REPUBLIKA.CO.ID, JAKARTA – Koordinator Nasional Jaringan Pendidikan Pemilih Rakyat (JPPR) Alwan Ola Riantoby mengatakan, para penyelenggara pemilu harus bersikap independen. Penyelenggara pemilu bebas dari kepentingan dan tekanan politik.
“Standar dan prinsip utamanya itu memang dia harus independen,” ujar Alwan dalam webinar pada Sabtu (2/10).
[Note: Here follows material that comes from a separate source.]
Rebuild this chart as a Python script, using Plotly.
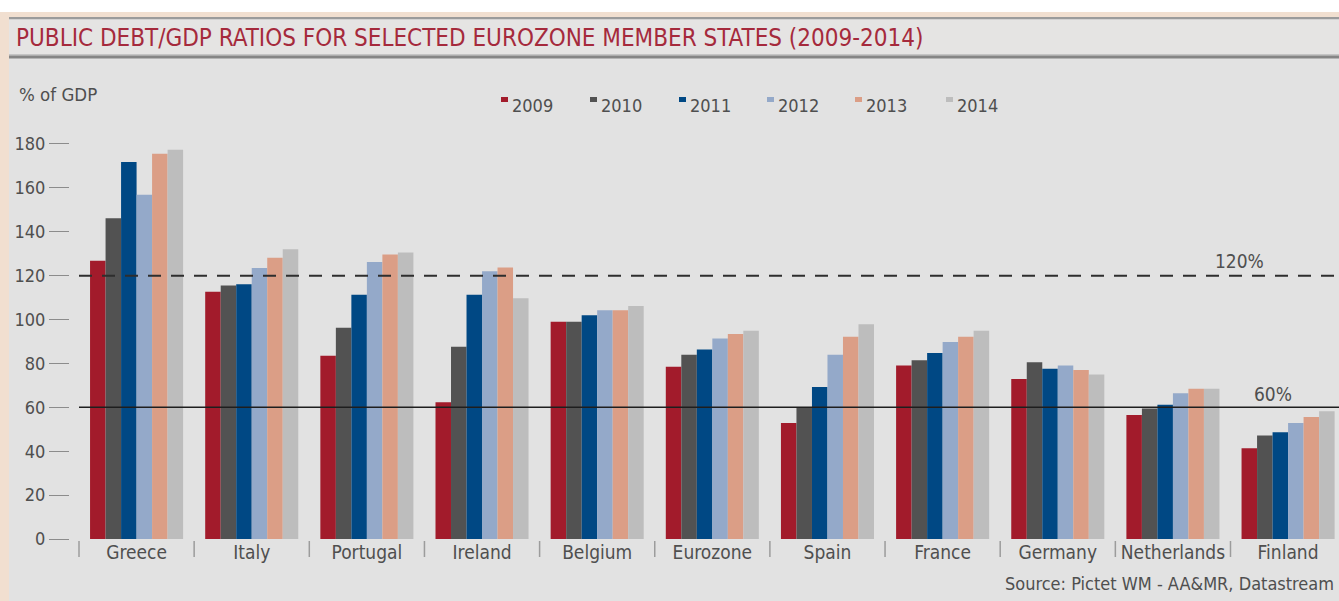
import plotly.graph_objects as go

# ---- data -------------------------------------------------------------
countries = ["Greece", "Italy", "Portugal", "Ireland", "Belgium", "Eurozone",
             "Spain", "France", "Germany", "Netherlands", "Finland"]
years = ["2009", "2010", "2011", "2012", "2013", "2014"]

debt_2009 = [126.8, 112.7, 83.5, 62.3, 99.0, 78.5, 52.9, 79.1, 72.9, 56.5, 41.3]
debt_2010 = [146.1, 115.5, 96.3, 87.6, 99.0, 84.0, 59.7, 81.4, 80.5, 59.5, 47.2]
debt_2011 = [171.8, 116.1, 111.3, 111.3, 101.9, 86.3, 69.3, 84.8, 77.6, 61.2, 48.6]
debt_2012 = [156.8, 123.5, 126.2, 122.0, 104.2, 91.3, 84.0, 89.8, 79.1, 66.4, 52.9]
debt_2013 = [175.5, 128.2, 129.6, 123.7, 104.2, 93.4, 92.2, 92.1, 77.0, 68.5, 55.6]
debt_2014 = [177.4, 132.0, 130.5, 109.7, 106.2, 94.9, 97.8, 94.9, 74.9, 68.5, 58.2]
series = [debt_2009, debt_2010, debt_2011, debt_2012, debt_2013, debt_2014]

thresholds = [120, 60]
threshold_labels = ["120%", "60%"]

y_ticks = [0, 20, 40, 60, 80, 100, 120, 140, 160, 180]

title_text = "PUBLIC DEBT/GDP RATIOS FOR SELECTED EUROZONE MEMBER STATES (2009-2014)"
unit_text = "% of GDP"
source_text = "Source: Pictet WM - AA&MR, Datastream"

# ---- styling ----------------------------------------------------------
colors = ["#a21b2b", "#525252", "#004884", "#94a9c9", "#db9e86", "#bdbdbd"]
FONT = "Liberation Sans Narrow, Arial Narrow, DejaVu Sans Condensed, Liberation Sans, sans-serif"
TEXT = "#4f4f4f"
BG = "#e2e2e2"
PEACH = "#f1dfd0"

W, H = 1339, 601
ML, MR, MT, MB = 70, 0, 122, 62
PW, PH = W - ML - MR, H - MT - MB
CAT_PX = 115.15          # width of one category slot in pixels
FIRST_EDGE_PX = 79       # left boundary of the first category
x_lo = -0.5 - (FIRST_EDGE_PX - ML) / CAT_PX
x_hi = x_lo + PW / CAT_PX


def px(xp):
    return (xp - ML) / PW


def py(yp):
    return (H - MB - yp) / PH


fig = go.Figure()
for name, vals, col in zip(years, series, colors):
    fig.add_trace(go.Bar(x=countries, y=vals, name=name, marker_color=col,
                         marker_line_width=0, showlegend=False))

shapes = []
annotations = []

# frame: white strip, peach border, title rules
shapes += [
    dict(type="rect", xref="paper", yref="paper", x0=px(0), x1=px(W), y0=py(0), y1=py(12),
         fillcolor="white", line_width=0, layer="below"),
    dict(type="rect", xref="paper", yref="paper", x0=px(0), x1=px(W), y0=py(12), y1=py(17),
         fillcolor=PEACH, line_width=0, layer="below"),
    dict(type="rect", xref="paper", yref="paper", x0=px(0), x1=px(9), y0=py(12), y1=py(H),
         fillcolor=PEACH, line_width=0, layer="below"),
    dict(type="rect", xref="paper", yref="paper", x0=px(9), x1=px(W), y0=py(17), y1=py(19.5),
         fillcolor="#9b9b9b", line_width=0, layer="below"),
    dict(type="rect", xref="paper", yref="paper", x0=px(9), x1=px(W), y0=py(19.5), y1=py(54),
         fillcolor="#e5e4e3", line_width=0, layer="below"),
    dict(type="rect", xref="paper", yref="paper", x0=px(9), x1=px(W), y0=py(54), y1=py(55.5),
         fillcolor="#c4c4c4", line_width=0, layer="below"),
    dict(type="rect", xref="paper", yref="paper", x0=px(9), x1=px(W), y0=py(55.5), y1=py(58.5),
         fillcolor="#858585", line_width=0, layer="below"),
]

# category separators below the baseline
for i in range(len(countries)):
    shapes.append(dict(type="line", xref="x", yref="paper", x0=i - 0.5, x1=i - 0.5,
                       y0=py(541), y1=py(557), line=dict(color="#9c9c9c", width=1.5)))

# reference lines at 120% (dashed) and 60% (solid)
shapes.append(dict(type="line", xref="x", yref="y", x0=-0.5, x1=x_hi, y0=thresholds[0],
                   y1=thresholds[0], line=dict(color="#2e2e2e", width=2, dash="13px,10px")))
shapes.append(dict(type="line", xref="x", yref="y", x0=-0.5, x1=x_hi, y0=thresholds[1],
                   y1=thresholds[1], line=dict(color="#1e1e1e", width=1.5)))
annotations.append(dict(text=threshold_labels[0], xref="paper", yref="y", x=px(1239),
                        y=thresholds[0], yshift=15, showarrow=False, xanchor="center",
                        yanchor="middle", font=dict(family=FONT, size=19, color=TEXT)))
annotations.append(dict(text=threshold_labels[1], xref="paper", yref="y", x=px(1273),
                        y=thresholds[1], yshift=13, showarrow=False, xanchor="center",
                        yanchor="middle", font=dict(family=FONT, size=19, color=TEXT)))

# legend: small squares with year labels
legend_x = [501, 590, 679, 767, 855, 946]
for lx, name, col in zip(legend_x, years, colors):
    shapes.append(dict(type="rect", xref="paper", yref="paper", x0=px(lx), x1=px(lx + 7),
                       y0=py(102), y1=py(97), fillcolor=col, line_width=0))
    annotations.append(dict(text=name, xref="paper", yref="paper", x=px(lx + 9), y=py(105),
                            xanchor="left", yanchor="middle", showarrow=False,
                            font=dict(family=FONT, size=18, color=TEXT)))

# title, unit and source
annotations.append(dict(text=title_text, xref="paper", yref="paper", x=px(14), y=py(38),
                        xanchor="left", yanchor="middle", showarrow=False,
                        font=dict(family=FONT, size=24, color="#a52a3c")))
annotations.append(dict(text=unit_text, xref="paper", yref="paper", x=px(17), y=py(95),
                        xanchor="left", yanchor="middle", showarrow=False,
                        font=dict(family=FONT, size=18.5, color=TEXT)))
annotations.append(dict(text=source_text, xref="paper", yref="paper", x=px(1336), y=py(583),
                        xanchor="right", yanchor="middle", showarrow=False,
                        font=dict(family=FONT, size=18, color=TEXT)))

fig.update_layout(
    width=W, height=H,
    margin=dict(l=ML, r=MR, t=MT, b=MB, pad=0),
    paper_bgcolor=BG, plot_bgcolor="rgba(0,0,0,0)",
    barmode="group", bargap=0.192, bargroupgap=0,
    shapes=shapes, annotations=annotations,
    xaxis=dict(range=[x_lo, x_hi], showgrid=False, zeroline=False, showline=False,
               ticks="", tickfont=dict(family=FONT, size=19, color=TEXT), fixedrange=True),
    yaxis=dict(range=[0, 190], tickvals=y_ticks, showgrid=False, zeroline=False,
               showline=False, ticks="outside", ticklen=20, tickwidth=1, tickcolor="#8c8c8c",
               tickfont=dict(family=FONT, size=18, color=TEXT), fixedrange=True),
)

fig.write_html("out.html", config=dict(displayModeBar=False))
Menurut dia, pada pemilu terakhir jajaran penyelenggara pemilu diserang dengan peristiwa yang mengakibatkan integritasnya menurun. Anggota Komisi Pemilihan Umum (KPU) RI Wahyu Setiawan ditangkap Komisi Pemberantasan Korupsi (KPK) dengan kasus suap pada pemilihan legislatif.
Belum lagi putusan-putusan Dewan Kehormatan Penyelenggara Pemilu (DKPP) yang menyatakan sejumlah penyelenggara pemilu di tingkat pusat maupun daerah terbukti melanggar kode etik. Bahkan, DKPP menjatuhkan sanksi pemberhentian dari jabatan hingga pemberhentian tetap.
Alwan mengatakan, hal-hal tersebut tentu berpengaruh terhadap tingkat kepercayaan publik kepada penyelenggara pemilu maupun kepercayaan politik dalam konteks proses elektoral. Penyelenggara pemilu harus menunjukkan sikap dan tindakan yang tidak mengindikasikan keberpihakannya, menjunjung tinggi profesionalitas, dan memiliki integritas.
Sementara, pada 2022, penyelenggara pemilu akan memulai tahapan Pemilu 2024 yang akan digelar sekaligus di tahun yang sama dengan Pilkada serentak. Sedangkan, anggota KPU dan Badan Pengawas Pemilihan Umum (Bawaslu) di tingkat pusat akan habis masa jabatannya pada April 2022.
Sehingga, Alwan mendesak proses seleksi penyelenggara pemilu berjalan sesuai ketentuan perundangan-undangan. Sebab, sosok penyelenggara pemilu tentu akan berpengaruh pada kualitas pelaksanaan pemilu dan pilkada ke depan.
“Pemilu kita itu sukses atau tidak, kepercayaan politik itu baik atau tidak, partisipasi tinggi atau tidak, kalau diawali dengan penyelenggara, kelembagaan, atau persona komisioner ini tidak baik secara integritas tentu akan kita sedang mengalami satu degradasi,” jelas dia.